"Chamamento à reza" é rito religioso que não deixa ninguém indiferente, assim como as desigualdades salariais entre aqueles que detêm cidadania catari e os imigrantes. Poligamia também é realidade.
Corpo do artigo
Os relógios marcam 4h45 em Doha, a madrugada vai longa e silenciosa. No minuto seguinte, tudo muda. Os altifalantes das mesquitas da cidade dão voz (bem audível) ao chamado "chamamento à reza", que motiva os habitantes da capital do Catar a cumprirem um rito que vão repetir mais quatro vezes ao longo do dia, mediante o curso do Sol.
Apenas um dos muitos costumes a que, ao longo do próximo mês, visitantes de todo o mundo terão de se habituar. Não há como negar: para quem vem do ocidente e nunca visitou o Médio Oriente, entrar nesta cultura representa uma mudança brusca de realidade nos mais diversos setores, da vida profissional à conjugal.
A população do país anfitrião do Mundial não chega aos três milhões e, desse número, apenas 300 mil são oficialmente cidadãos catari. A predominância é masculina - os homens vestem o "thobe", um traje tradicional branco - e, dentro desse lote mais restrito, há permissão para desposar até quatro mulheres, sendo que, como é sabido, a homossexualidade é considerada ilegal. O pai do atual emir, por exemplo, tem uma casa para cada uma das quatro esposas. Por norma, cada casal contrata uma "maid" (nome dado às amas) por cada filho que tem. Estas famílias recebem uma percentagem dos dividendos referentes ao setor do petróleo e, como tal, não são obrigadas a trabalhar, um direito que lhes é conferido pela ascendência. Há, ainda assim, quem o faça, originando injustiça salarial para com os imigrantes (ver caixa) - indianos, nepaleses, paquistaneses e mais -, que, por sua vez, constituem o grosso da população do Catar.

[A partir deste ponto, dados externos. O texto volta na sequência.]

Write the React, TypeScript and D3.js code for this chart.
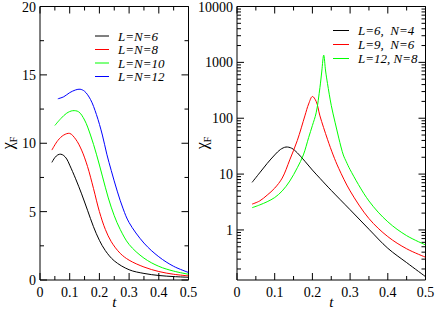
import React from "react";
import * as d3 from "d3";

// ---- Left panel data (linear y) ----
const leftLabels = ["L=N=6", "L=N=8", "L=N=10", "L=N=12"];
const leftColors = ["#000000", "#ff0000", "#00ff00", "#0000ff"];
const leftT6 = [0.04, 0.05, 0.06, 0.07, 0.08, 0.09, 0.10, 0.12, 0.14, 0.16, 0.18, 0.20, 0.22, 0.25, 0.30, 0.35, 0.40, 0.45, 0.50];
const leftV6 = [8.6, 8.95, 9.15, 9.2, 9.1, 8.85, 8.4, 7.4, 6.3, 5.1, 3.9, 2.9, 2.15, 1.4, 0.75, 0.48, 0.33, 0.25, 0.2];
const leftT8 = [0.04, 0.06, 0.08, 0.10, 0.12, 0.14, 0.16, 0.18, 0.20, 0.22, 0.24, 0.27, 0.30, 0.35, 0.40, 0.45, 0.50];
const leftV8 = [9.5, 10.2, 10.6, 10.72, 10.3, 9.5, 8.3, 6.7, 5.0, 3.7, 2.8, 1.95, 1.45, 0.95, 0.62, 0.42, 0.3];
const leftT10 = [0.05, 0.07, 0.09, 0.11, 0.13, 0.15, 0.17, 0.19, 0.21, 0.23, 0.25, 0.27, 0.30, 0.35, 0.40, 0.45, 0.50];
const leftV10 = [11.3, 11.8, 12.2, 12.38, 12.3, 11.7, 10.6, 9.2, 7.6, 6.0, 4.7, 3.7, 2.6, 1.6, 1.0, 0.65, 0.42];
const leftT12 = [0.06, 0.08, 0.10, 0.12, 0.135, 0.15, 0.17, 0.19, 0.21, 0.225, 0.24, 0.26, 0.28, 0.30, 0.35, 0.40, 0.45, 0.50];
const leftV12 = [13.25, 13.4, 13.7, 13.9, 13.95, 13.8, 13.2, 12.1, 10.6, 9.2, 8.0, 6.5, 5.2, 4.2, 2.7, 1.7, 1.0, 0.55];

// ---- Right panel data (log y) ----
const rightLabels = ["L=6,  N=4", "L=9,  N=6", "L=12, N=8"];
const rightColors = ["#000000", "#ff0000", "#00ff00"];
const rightT6 = [0.04, 0.06, 0.08, 0.10, 0.115, 0.13, 0.145, 0.16, 0.18, 0.20, 0.22, 0.25, 0.30, 0.35, 0.40, 0.45, 0.50];
const rightV6 = [7.1, 10.5, 15.5, 22, 27.5, 30.5, 29, 24, 17, 11.8, 8.4, 5.1, 2.3, 1.03, 0.47, 0.26, 0.146];
const rightT9 = [0.04, 0.06, 0.08, 0.10, 0.12, 0.14, 0.16, 0.18, 0.19, 0.20, 0.21, 0.22, 0.24, 0.255, 0.27, 0.30, 0.35, 0.40, 0.45, 0.50];
const rightV9 = [2.9, 3.3, 4.2, 5.6, 8.5, 18, 40, 110, 180, 245, 200, 110, 42, 22, 12.6, 5.0, 1.6, 0.76, 0.46, 0.325];
const rightT12 = [0.04, 0.06, 0.08, 0.10, 0.12, 0.14, 0.16, 0.176, 0.19, 0.20, 0.21, 0.22, 0.225, 0.23, 0.235, 0.24, 0.25, 0.26, 0.27, 0.282, 0.29, 0.30, 0.35, 0.40, 0.45, 0.50];
const rightV12 = [2.5, 2.8, 3.2, 3.8, 5, 7.5, 13, 22, 45, 74, 125, 355, 700, 1350, 700, 420, 170, 85, 44, 22, 16.6, 12, 3.3, 1.4, 0.79, 0.54];

const xTicks = [0, 0.1, 0.2, 0.3, 0.4, 0.5];
const xMinor = [0.05, 0.15, 0.25, 0.35, 0.45];
const leftYTicks = [0, 5, 10, 15, 20];
const leftYMinor = [2.5, 7.5, 12.5, 17.5];
const rightYTicks = [1, 10, 100, 1000, 10000];
const rightYMin = 0.127;

const FONT = "'Liberation Serif', 'Liberation Sans', Arial, sans-serif";

type Series = { t: number[]; v: number[]; color: string };

function Panel(props: {
  x0: number; x1: number; y0: number; y1: number;
  log: boolean; series: Series[]; labels: string[]; colors: string[];
  legendX: number; legendY: number; legendDy: number; legendLen: number;
  ylabelX: number;
}) {
  const { x0, x1, y0, y1, log, series } = props;
  const x = d3.scaleLinear().domain([0, 0.5]).range([x0, x1]);
  const y: any = log
    ? d3.scaleLog().domain([rightYMin, 10000]).range([y0, y1])
    : d3.scaleLinear().domain([0, 20]).range([y0, y1]);
  const line = (s: Series) =>
    d3.line<number>()
      .x((_, i) => x(s.t[i]))
      .y((d) => y(d))
      .curve(d3.curveCatmullRom.alpha(0.5))(s.v) as string;

  const majorY = log ? rightYTicks : leftYTicks;
  let minorY: number[] = [];
  if (log) {
    [0.1, 1, 10, 100, 1000].forEach((dec) => {
      for (let k = 2; k <= 9; k++) {
        const v = dec * k;
        if (v >= rightYMin && v <= 10000) minorY.push(v);
      }
    });
  } else minorY = leftYMinor;
  const MJ = 7, MN = 4;
  const tickStroke = { stroke: "#000", strokeWidth: 1 };
  return (
    <g>
      <defs>
        <clipPath id={`clip${x0}`}>
          <rect x={x0} y={y1} width={x1 - x0} height={y0 - y1} />
        </clipPath>
      </defs>
      {xTicks.map((t) => (
        <g key={"xt" + t}>
          <line x1={x(t)} x2={x(t)} y1={y0} y2={y0 - MJ} {...tickStroke} />
          <line x1={x(t)} x2={x(t)} y1={y1} y2={y1 + MJ} {...tickStroke} />
        </g>
      ))}
      {xMinor.map((t) => (
        <g key={"xm" + t}>
          <line x1={x(t)} x2={x(t)} y1={y0} y2={y0 - MN} {...tickStroke} />
          <line x1={x(t)} x2={x(t)} y1={y1} y2={y1 + MN} {...tickStroke} />
        </g>
      ))}
      {majorY.map((v) => (
        <g key={"yt" + v}>
          <line x1={x0} x2={x0 + MJ} y1={y(v)} y2={y(v)} {...tickStroke} />
          <line x1={x1} x2={x1 - MJ} y1={y(v)} y2={y(v)} {...tickStroke} />
        </g>
      ))}
      {minorY.map((v) => (
        <g key={"ym" + v}>
          <line x1={x0} x2={x0 + MN} y1={y(v)} y2={y(v)} {...tickStroke} />
          <line x1={x1} x2={x1 - MN} y1={y(v)} y2={y(v)} {...tickStroke} />
        </g>
      ))}
      <line x1={x0} x2={x0} y1={y1} y2={y0} stroke="#000" strokeWidth={1} />
      <line x1={x0} x2={x1} y1={y0} y2={y0} stroke="#000" strokeWidth={1} />
      <line x1={x0} x2={x1} y1={y1} y2={y1} stroke="#000" strokeWidth={1} />
      <line x1={x1} x2={x1} y1={y1} y2={y0} stroke="#000" strokeWidth={1} />
      {xTicks.map((t) => (
        <text key={"xl" + t} x={x(t)} y={y0 + 17} textAnchor="middle" fontFamily={FONT} fontSize={14}>
          {t === 0 ? "0" : t.toString()}
        </text>
      ))}
      {majorY.map((v) => (
        <text key={"yl" + v} x={x0 - 4} y={y(v) + 5} textAnchor="end" fontFamily={FONT} fontSize={14}>
          {v.toString()}
        </text>
      ))}
      <text x={(x0 + x1) / 2} y={307} textAnchor="middle" fontFamily={FONT} fontSize={15} fontStyle="italic">t</text>
      <text transform={`translate(${props.ylabelX},143) rotate(-90)`} textAnchor="middle" fontFamily={FONT} fontSize={16}>
        χ<tspan fontSize={10} dy={4}>F</tspan>
      </text>
      <g clipPath={`url(#clip${x0})`}>
        {series.map((s, i) => (
          <path key={i} d={line(s)} fill="none" stroke={s.color} strokeWidth={1} />
        ))}
      </g>
      {props.labels.map((lab, i) => {
        const ly = props.legendY + i * props.legendDy;
        return (
          <g key={"lg" + i}>
            <line x1={props.legendX} x2={props.legendX + props.legendLen} y1={ly} y2={ly} stroke={props.colors[i]} strokeWidth={1} />
            <text x={props.legendX + props.legendLen + 9} y={ly + 4.5} fontFamily={FONT} fontSize={13} fontStyle="italic" style={{ whiteSpace: "pre" }}>
              {lab}
            </text>
          </g>
        );
      })}
    </g>
  );
}

export default function App() {
  const leftSeries: Series[] = [
    { t: leftT6, v: leftV6, color: leftColors[0] },
    { t: leftT8, v: leftV8, color: leftColors[1] },
    { t: leftT10, v: leftV10, color: leftColors[2] },
    { t: leftT12, v: leftV12, color: leftColors[3] },
  ];
  const rightSeries: Series[] = [
    { t: rightT6, v: rightV6, color: rightColors[0] },
    { t: rightT9, v: rightV9, color: rightColors[1] },
    { t: rightT12, v: rightV12, color: rightColors[2] },
  ];
  return (
    <svg width={436} height={310} style={{ position: "absolute", left: 0, top: 0, background: "#fff" }}>
      <rect width={436} height={310} fill="#fff" />
      <Panel x0={40} x1={188.5} y0={280} y1={6.5} log={false} series={leftSeries}
        labels={leftLabels} colors={leftColors} legendX={95} legendY={36} legendDy={13.5} legendLen={14} ylabelX={13} />
      <Panel x0={237} x1={425.5} y0={280} y1={6.5} log={true} series={rightSeries}
        labels={rightLabels} colors={rightColors} legendX={333} legendY={30.5} legendDy={14} legendLen={16} ylabelX={207} />
    </svg>
  );
}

Há um cartão de saúde para todos os cidadãos legais, os hospitais privados recebem, muitas vezes, doentes encaminhados do público e, no que diz respeito à comunidade portuguesa, há cerca de 1500 representantes.
Nesta fase, os dias terminam cedo, por volta das 17h00. Depois dessa hora, os altifalantes ainda voltam a soar, pouco depois das 18h00. A música pára e, de certo modo, a cidade também. Um chamamento que não deixa esquecer onde se está.
FIFA estabeleceu salário mínimo
O salário mínimo só se tornou uma realidade no Catar em março de 2021, graças à intervenção da FIFA. O valor estabelecido é de 1000 reais - menos de 300 euros -, um valor francamente baixo e que ganha ainda menor dimensão quando se percebe que um imigrante só pode trazer o agregado familiar para o país se receber, no mínimo, 10 mil reais por mês. Refira-se, ainda, que só é possível permanecer no país por tempo indefinido na posse de um visto de trabalho e qualquer crime resulta em prisão ou deportação.